> _Written problem_: Do not repeat pictures. Repeat exactly the lines of the listing below from its first line through the line with "from matplotlib.lines import Line2D".

::: Supplied material :::

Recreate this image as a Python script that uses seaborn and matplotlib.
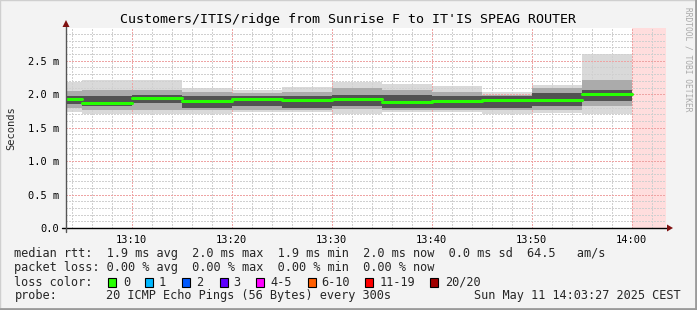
import numpy as np
import pandas as pd
import matplotlib
matplotlib.use("Agg")
import matplotlib.pyplot as plt
import seaborn as sns
from matplotlib.ticker import MultipleLocator, FuncFormatter, FixedLocator
from matplotlib.patches import Rectangle, Polygon
from matplotlib.lines import Line2D

# ---------------- data ----------------
seg_start = ["13:00", "13:05", "13:10", "13:15", "13:20", "13:25",
             "13:30", "13:35", "13:40", "13:45", "13:50", "13:55"]
seg_end = "14:00"
window_start = "13:03:27"
window_end = "14:03:27"
median_ms = [1.93, 1.87, 1.94, 1.90, 1.93, 1.92, 1.93, 1.89, 1.90, 1.91, 1.92, 2.00]
smoke_max = [2.18, 2.22, 2.21, 2.09, 2.07, 2.11, 2.19, 2.15, 2.12, 2.03, 2.14, 2.60]
smoke_min = [1.74, 1.71, 1.71, 1.70, 1.74, 1.74, 1.71, 1.73, 1.74, 1.71, 1.72, 1.71]
mid_hi = [2.05, 2.07, 2.07, 2.04, 2.02, 2.04, 2.09, 2.07, 2.04, 1.99, 2.10, 2.22]
mid_lo = [1.80, 1.76, 1.77, 1.77, 1.77, 1.77, 1.78, 1.77, 1.77, 1.77, 1.77, 1.82]
core_hi = [1.98, 1.98, 1.99, 1.98, 1.98, 1.98, 1.99, 1.99, 1.97, 1.97, 2.02, 2.07]
core_lo = [1.85, 1.82, 1.87, 1.80, 1.82, 1.79, 1.82, 1.80, 1.80, 1.80, 1.82, 1.90]
x_tick_labels = ["13:10", "13:20", "13:30", "13:40", "13:50", "14:00"]
y_ticks = [0.0, 0.5, 1.0, 1.5, 2.0, 2.5]

title = "Customers/ITIS/ridge from Sunrise F to IT'IS SPEAG ROUTER"
line_rtt = "median rtt:  1.9 ms avg  2.0 ms max  1.9 ms min  2.0 ms now  0.0 ms sd  64.5   am/s"
line_loss = "packet loss: 0.00 % avg  0.00 % max  0.00 % min  0.00 % now"
loss_labels = ["0", "1", "2", "3", "4-5", "6-10", "11-19", "20/20"]
loss_colors = ["#26ff00", "#00b8ff", "#0059ff", "#5e00ff", "#ff00ff", "#ff5e00", "#ff0000", "#a10000"]
probe_text = "20 ICMP Echo Pings (56 Bytes) every 300s"
stamp_text = "Sun May 11 14:03:27 2025 CEST"


def to_min(s):
    parts = [int(p) for p in s.split(":")]
    h, m = parts[0], parts[1]
    sec = parts[2] if len(parts) > 2 else 0
    return (h - 13) * 60 + m + sec / 60.0

starts = [to_min(s) for s in seg_start]
end_t = to_min(seg_end)
edges = starts + [end_t]
x0, x1 = to_min(window_start), to_min(window_end)

# ---------------- figure ----------------
sns.set_theme(style="white")
MONO = ["DejaVu Sans Mono"]
plt.rcParams["font.family"] = MONO

W, H = 697, 310
fig = plt.figure(figsize=(W / 100, H / 100), dpi=100, facecolor="#f3f3f3")

def fx(px):
    return px / W

def fy(py):
    return 1 - py / H

L, R, T, B = 66, 666, 28, 228
ax = fig.add_axes([fx(L), fy(B), (R - L) / W, (B - T) / H])
ax.set_facecolor("white")

# smoke bands
def ext(v):
    return list(v) + [v[-1]]

ax.fill_between(edges, ext(smoke_min), ext(smoke_max), step="post", color="#d9d9d9", lw=0, zorder=1)
ax.fill_between(edges, ext(mid_lo), ext(mid_hi), step="post", color="#ababab", lw=0, zorder=1.1)
ax.fill_between(edges, ext(core_lo), ext(core_hi), step="post", color="#525252", lw=0, zorder=1.2)

# no-data region
ax.axvspan(end_t, x1, color="#ffdddd", lw=0, zorder=0.5)

# median line through seaborn
rows = []
for i, (s, m) in enumerate(zip(starts, median_ms)):
    e = edges[i + 1]
    rows.append({"t": s, "rtt": m, "seg": i})
    rows.append({"t": e, "rtt": m, "seg": i})
df = pd.DataFrame(rows)
sns.lineplot(data=df, x="t", y="rtt", units="seg", estimator=None,
             color=loss_colors[0], lw=2.2, ax=ax, zorder=4, legend=False)

ax.set_xlim(x0, x1)
ax.set_ylim(0, 2.99)

# grid
ax.xaxis.set_major_locator(FixedLocator([to_min(t) for t in x_tick_labels]))
ax.xaxis.set_minor_locator(MultipleLocator(2))
ax.yaxis.set_major_locator(FixedLocator(y_ticks))
ax.yaxis.set_minor_locator(MultipleLocator(0.1))
ax.set_xticklabels(x_tick_labels)
ax.yaxis.set_major_formatter(FuncFormatter(lambda v, p: "0.0" if v == 0 else f"{v:.1f} m"))
ax.xaxis.set_zorder(1.05)
ax.yaxis.set_zorder(1.05)
ax.grid(which="minor", color="#d0d0d0", lw=0.72, ls=(0, (1.5, 1.5)), antialiased=False)
ax.grid(which="major", color="#eea4a4", lw=0.72, ls=(0, (1.5, 1.5)), antialiased=False)

ax.tick_params(axis="both", which="both", labelsize=7.45, colors="#000000", pad=3)
ax.tick_params(axis="both", which="major", length=2, width=0.72, color="#eea4a4")
ax.tick_params(axis="both", which="minor", length=2, width=0.72, color="#d0d0d0")
for lab in ax.get_xticklabels() + ax.get_yticklabels():
    lab.set_family(MONO)
    lab.set_color("#000000")
ax.set_xlabel("")
ax.set_ylabel("")
for sp in ax.spines.values():
    sp.set_visible(False)

# axis lines and arrows (figure pixel coordinates)
fig.add_artist(Line2D([fx(62), fx(668)], [fy(B), fy(B)], color="black", lw=1.0, zorder=10))
fig.add_artist(Line2D([fx(L), fx(L)], [fy(B + 4), fy(24)], color="#555555", lw=1.0, zorder=10))
fig.add_artist(Polygon([[fx(667), fy(B - 3.5)], [fx(673), fy(B)], [fx(667), fy(B + 3.5)]],
                       closed=True, color="#7f1010", lw=0, zorder=11))
fig.add_artist(Polygon([[fx(L - 3.5), fy(27)], [fx(L), fy(20)], [fx(L + 3.5), fy(27)]],
                       closed=True, color="#7f1010", lw=0, zorder=11))

# texts
fig.text(fx(348), fy(20), title, ha="center", va="center", size=9.6, family=MONO, color="black")
fig.text(fx(11), fy(128), "Seconds", ha="center", va="center", rotation=90, size=7.45, family=MONO)
fig.text(fx(688), fy(59), "RRDTOOL / TOBI OETIKER", ha="center", va="center", rotation=270,
         size=5.7, family=MONO, color="#a8a8a8")

LS = 8.55
fig.text(fx(14.5), fy(254), line_rtt, ha="left", va="center", size=LS, family=MONO)
fig.text(fx(14.5), fy(268), line_loss, ha="left", va="center", size=LS, family=MONO)
fig.text(fx(14.5), fy(282), "loss color:", ha="left", va="center", size=LS, family=MONO)
box_x = [108, 145.3, 182.2, 219.6, 256.4, 307.6, 365.3, 429.8]
lab_x = [123, 158.2, 196.4, 233.7, 270.6, 321.3, 379.9, 444.8]
for bx, lx, c, t in zip(box_x, lab_x, loss_colors, loss_labels):
    fig.add_artist(Rectangle((fx(bx), fy(286.5)), 8 / W, 9 / H, facecolor=c,
                             edgecolor="black", lw=0.8, zorder=10))
    fig.text(fx(lx), fy(282), t, ha="left", va="center", size=LS, family=MONO)
fig.text(fx(14.5), fy(296), "probe:", ha="left", va="center", size=LS, family=MONO)
fig.text(fx(106), fy(296), probe_text, ha="left", va="center", size=LS, family=MONO)
fig.text(fx(681), fy(296), stamp_text, ha="right", va="center", size=LS, family=MONO)

# frame
fig.add_artist(Rectangle((0, 0), 1, 1, fill=False, edgecolor="#cfcfcf", lw=1.0, zorder=0))
fig.add_artist(Line2D([fx(695.5), fx(695.5)], [0, 1], color="#9a9a9a", lw=2.0, zorder=20))
fig.add_artist(Line2D([0, 1], [fy(308.5), fy(308.5)], color="#9a9a9a", lw=2.0, zorder=20))

fig.savefig("out.png", dpi=100, facecolor=fig.get_facecolor())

:::

> _Output_:
Recreate this image as a Python script that uses seaborn and matplotlib.
import numpy as np
import pandas as pd
import matplotlib
matplotlib.use("Agg")
import matplotlib.pyplot as plt
import seaborn as sns
from matplotlib.ticker import MultipleLocator, FuncFormatter, FixedLocator
from matplotlib.patches import Rectangle, Polygon
from matplotlib.lines import Line2D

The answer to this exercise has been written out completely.